New Report Evaluates Impact of Maryland’s All-Payer System on Health Care Costs
NEW YORK, NY – This week, Democratic presidential candidates will debate each other for the first time, and health care reform proposals like Medicare-for-All are sure to be on the table. Some Medicare-for-All advocates claim that the United States could reduce health care costs by allowing the government to set the price for what a hospital can charge for every medical service. However, a new Manhattan Institute report by senior fellow Chris Pope finds that there is little evidence to back up this claim.

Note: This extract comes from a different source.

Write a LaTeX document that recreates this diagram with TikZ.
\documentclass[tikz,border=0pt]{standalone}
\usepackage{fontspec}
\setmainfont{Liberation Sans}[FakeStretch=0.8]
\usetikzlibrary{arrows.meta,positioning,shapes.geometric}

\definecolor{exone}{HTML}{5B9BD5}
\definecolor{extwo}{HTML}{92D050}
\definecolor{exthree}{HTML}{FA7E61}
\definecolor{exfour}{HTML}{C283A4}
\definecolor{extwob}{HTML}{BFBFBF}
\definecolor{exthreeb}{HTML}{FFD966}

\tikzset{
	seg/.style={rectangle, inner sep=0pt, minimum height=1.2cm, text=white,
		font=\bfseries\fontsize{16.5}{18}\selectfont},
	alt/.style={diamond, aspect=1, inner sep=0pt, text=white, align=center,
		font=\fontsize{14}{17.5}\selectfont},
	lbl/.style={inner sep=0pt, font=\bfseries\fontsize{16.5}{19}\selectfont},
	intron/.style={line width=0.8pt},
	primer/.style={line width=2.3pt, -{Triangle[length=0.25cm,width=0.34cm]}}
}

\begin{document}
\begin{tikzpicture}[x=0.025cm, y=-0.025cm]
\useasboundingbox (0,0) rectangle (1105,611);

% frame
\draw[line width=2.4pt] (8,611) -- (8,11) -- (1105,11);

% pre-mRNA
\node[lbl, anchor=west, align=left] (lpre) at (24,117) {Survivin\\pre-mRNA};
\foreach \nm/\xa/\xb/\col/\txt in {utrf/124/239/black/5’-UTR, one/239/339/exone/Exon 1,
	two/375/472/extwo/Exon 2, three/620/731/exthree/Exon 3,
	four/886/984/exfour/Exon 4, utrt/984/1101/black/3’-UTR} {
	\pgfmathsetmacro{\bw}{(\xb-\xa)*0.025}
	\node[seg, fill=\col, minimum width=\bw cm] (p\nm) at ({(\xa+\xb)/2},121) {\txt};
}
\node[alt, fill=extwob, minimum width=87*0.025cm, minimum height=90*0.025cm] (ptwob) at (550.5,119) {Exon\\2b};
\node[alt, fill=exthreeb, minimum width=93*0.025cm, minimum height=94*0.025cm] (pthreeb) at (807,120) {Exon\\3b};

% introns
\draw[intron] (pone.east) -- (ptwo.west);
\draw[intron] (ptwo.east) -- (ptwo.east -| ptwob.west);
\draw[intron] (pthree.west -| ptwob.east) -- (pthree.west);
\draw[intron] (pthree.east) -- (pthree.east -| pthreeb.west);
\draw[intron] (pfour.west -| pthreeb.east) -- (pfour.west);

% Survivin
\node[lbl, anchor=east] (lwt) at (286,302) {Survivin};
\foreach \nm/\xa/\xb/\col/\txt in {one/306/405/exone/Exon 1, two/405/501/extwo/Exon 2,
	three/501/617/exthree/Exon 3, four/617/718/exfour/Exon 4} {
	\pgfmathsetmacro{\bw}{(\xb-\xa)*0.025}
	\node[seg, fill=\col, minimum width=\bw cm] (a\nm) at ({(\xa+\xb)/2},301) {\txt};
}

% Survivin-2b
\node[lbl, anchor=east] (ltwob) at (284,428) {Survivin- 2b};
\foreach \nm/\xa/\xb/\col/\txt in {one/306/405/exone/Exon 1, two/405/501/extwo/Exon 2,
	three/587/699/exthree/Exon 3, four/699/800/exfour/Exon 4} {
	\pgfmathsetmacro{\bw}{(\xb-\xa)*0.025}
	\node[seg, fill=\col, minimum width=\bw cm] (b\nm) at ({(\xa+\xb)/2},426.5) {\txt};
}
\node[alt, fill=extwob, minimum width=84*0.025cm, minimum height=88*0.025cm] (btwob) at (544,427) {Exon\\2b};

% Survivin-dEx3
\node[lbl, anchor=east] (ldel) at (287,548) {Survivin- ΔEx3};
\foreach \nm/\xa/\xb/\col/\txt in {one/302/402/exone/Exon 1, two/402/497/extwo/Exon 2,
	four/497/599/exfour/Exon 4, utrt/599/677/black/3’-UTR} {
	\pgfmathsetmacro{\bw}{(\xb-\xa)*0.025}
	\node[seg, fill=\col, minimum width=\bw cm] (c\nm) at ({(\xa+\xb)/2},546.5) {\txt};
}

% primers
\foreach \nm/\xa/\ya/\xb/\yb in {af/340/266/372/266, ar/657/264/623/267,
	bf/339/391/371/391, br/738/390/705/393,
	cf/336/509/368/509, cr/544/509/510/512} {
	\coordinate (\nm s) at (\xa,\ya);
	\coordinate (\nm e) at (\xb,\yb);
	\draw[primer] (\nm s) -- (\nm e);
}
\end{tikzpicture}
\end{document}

Medicare-for-All advocates like to compare the United States to other countries like Sweden or England, but Pope’s report focuses on Maryland because the state has spent 45 years regulating hospital payments. Pope argues that comparing Maryland to similar states, like New Jersey, provides much better information than foreign countries that differ greatly from the United States in patient demographics, medical needs, labor costs, and more.
“Although Maryland’s system looks promising on certain regulatory outcomes, when you look at the whole picture, the results are unimpressive,” said Pope. “Health care is not any cheaper or better in Maryland than in other states.”
Not only has Maryland’s regulation of hospital prices failed to reduce the state’s health care costs, Pope’s report finds no evidence that Maryland’s all-payer system has resulted in better quality or access to care when compared to other states.
“The only reason Maryland’s system still exists is because it allows state hospitals to game the system and claim a unique subsidy from the federal government,” said Pope. “The big difference between Maryland and other states is that the state receives an extra $2 billion in federal funding through Medicare reimbursements–an arrangement that inflates costs rather than reduces them.”